WI: France declares bankruptcy in the late 1700s?

This might be a dumb idea but its one I'm interested in. For the later half of the eighteenth century France was basically teetering on the edge of bankruptcy and the failure of reforms to bring the country's finances back from the brink caused the French revolution. So my question is this: what if France declared bankruptcy instead of trying to claw their way out if it?
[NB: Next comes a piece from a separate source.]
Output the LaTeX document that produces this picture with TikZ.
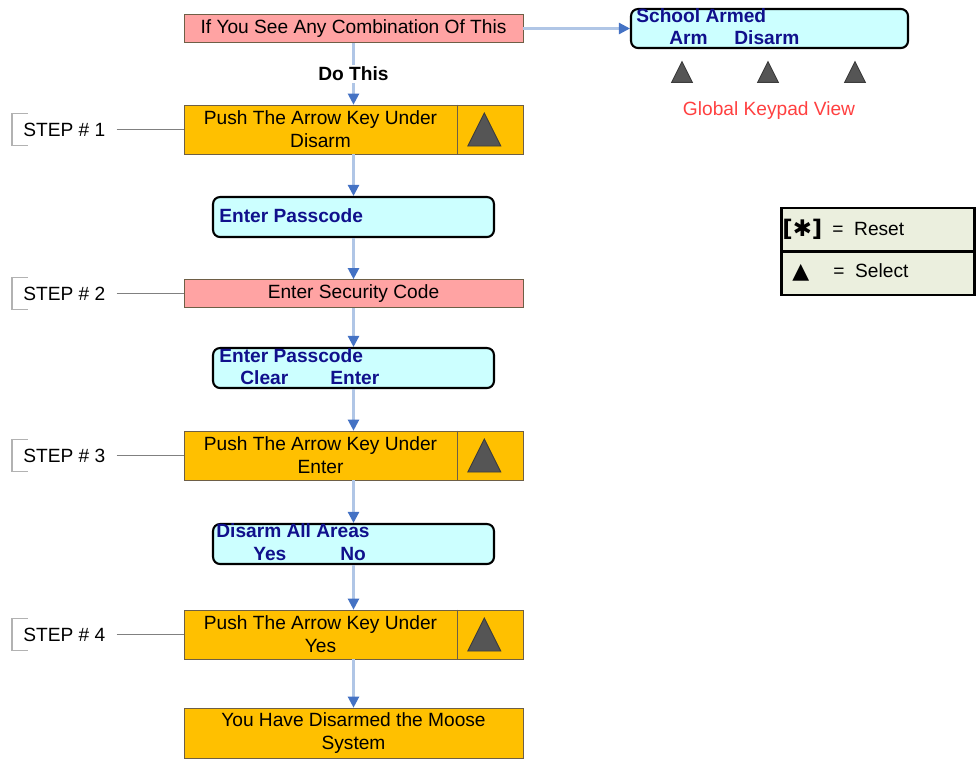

After all Spain under Felipe II declared bankruptcy on four separate occasions, so clearly this wasn't a new idea. Would suspending or repudiating payment on the national debt help France or would it destroy whats left of her finances? Basically what's the short and long-term affects of such a decision?
 
Is this before they started the Assembly of Notables?If it is before,then the regime might be salvageable,if it's after then,it's probably too late.The Finance Minister at the time started a propaganda war with the nobility in hopes of inciting the public against the nobles,it backfired badly and ended up politicizing the until then largely apolitical French masses.
 
What is important to know is that Frnce did actually go for a bankrupcy in 1796, under the Directorate. It made a haircut in no less than 2 thirds of its public debt.

Bankrupcy was one of the solutions when neither the nobility, nor the clergy, nor the bourgeoisie wanted to pay more taxes.

The other solution, the one chosen in 1789, did not work : yelstinian privatizations of public properties that sustained the public healthcare and education systems run by the Church.